*** SOURCE MATERIAL ***

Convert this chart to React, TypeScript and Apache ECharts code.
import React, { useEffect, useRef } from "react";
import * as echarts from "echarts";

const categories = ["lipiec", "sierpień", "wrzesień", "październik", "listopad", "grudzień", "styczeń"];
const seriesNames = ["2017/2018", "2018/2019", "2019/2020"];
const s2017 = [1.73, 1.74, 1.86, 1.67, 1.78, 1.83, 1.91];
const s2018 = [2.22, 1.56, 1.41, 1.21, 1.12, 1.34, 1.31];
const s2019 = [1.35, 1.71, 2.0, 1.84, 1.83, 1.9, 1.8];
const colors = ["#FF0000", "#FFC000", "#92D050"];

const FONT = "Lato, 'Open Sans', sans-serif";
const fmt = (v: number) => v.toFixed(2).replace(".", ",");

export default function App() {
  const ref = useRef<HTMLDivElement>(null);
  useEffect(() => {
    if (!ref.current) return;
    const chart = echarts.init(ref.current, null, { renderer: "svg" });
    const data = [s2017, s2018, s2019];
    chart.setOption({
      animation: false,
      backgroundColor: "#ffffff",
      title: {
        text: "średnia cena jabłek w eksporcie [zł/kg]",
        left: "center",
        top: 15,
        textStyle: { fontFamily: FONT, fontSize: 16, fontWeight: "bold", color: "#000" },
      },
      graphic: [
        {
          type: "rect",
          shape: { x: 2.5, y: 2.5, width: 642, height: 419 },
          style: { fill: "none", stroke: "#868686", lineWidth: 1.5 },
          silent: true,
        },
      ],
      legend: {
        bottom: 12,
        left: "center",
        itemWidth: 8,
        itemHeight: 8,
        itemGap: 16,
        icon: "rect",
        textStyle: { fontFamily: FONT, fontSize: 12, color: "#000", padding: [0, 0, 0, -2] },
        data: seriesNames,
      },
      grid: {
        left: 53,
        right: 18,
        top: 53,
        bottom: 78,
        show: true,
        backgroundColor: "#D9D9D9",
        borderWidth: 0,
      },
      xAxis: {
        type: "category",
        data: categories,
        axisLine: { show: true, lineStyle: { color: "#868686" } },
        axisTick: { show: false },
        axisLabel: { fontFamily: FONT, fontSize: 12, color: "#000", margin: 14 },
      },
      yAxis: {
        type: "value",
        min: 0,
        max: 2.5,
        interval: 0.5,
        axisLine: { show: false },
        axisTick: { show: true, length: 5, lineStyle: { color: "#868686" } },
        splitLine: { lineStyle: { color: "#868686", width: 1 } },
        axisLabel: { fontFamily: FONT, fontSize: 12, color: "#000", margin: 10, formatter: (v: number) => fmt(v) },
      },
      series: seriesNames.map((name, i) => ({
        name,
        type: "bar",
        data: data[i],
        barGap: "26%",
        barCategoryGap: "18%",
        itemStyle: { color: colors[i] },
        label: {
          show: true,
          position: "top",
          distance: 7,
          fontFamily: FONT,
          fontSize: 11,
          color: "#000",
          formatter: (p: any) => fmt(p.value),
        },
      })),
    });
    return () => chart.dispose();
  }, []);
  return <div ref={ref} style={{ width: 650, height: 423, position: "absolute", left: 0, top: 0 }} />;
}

***

**REQUIREMENT**
Look at the material above and copy, word for word, its lines from the first through the one containing "const fmt = (v: number)".

**RESPONSE TO THE TASK**
Convert this chart to React, TypeScript and Apache ECharts code.
import React, { useEffect, useRef } from "react";
import * as echarts from "echarts";

const categories = ["lipiec", "sierpień", "wrzesień", "październik", "listopad", "grudzień", "styczeń"];
const seriesNames = ["2017/2018", "2018/2019", "2019/2020"];
const s2017 = [1.73, 1.74, 1.86, 1.67, 1.78, 1.83, 1.91];
const s2018 = [2.22, 1.56, 1.41, 1.21, 1.12, 1.34, 1.31];
const s2019 = [1.35, 1.71, 2.0, 1.84, 1.83, 1.9, 1.8];
const colors = ["#FF0000", "#FFC000", "#92D050"];

const FONT = "Lato, 'Open Sans', sans-serif";
const fmt = (v: number) => v.toFixed(2).replace(".", ",");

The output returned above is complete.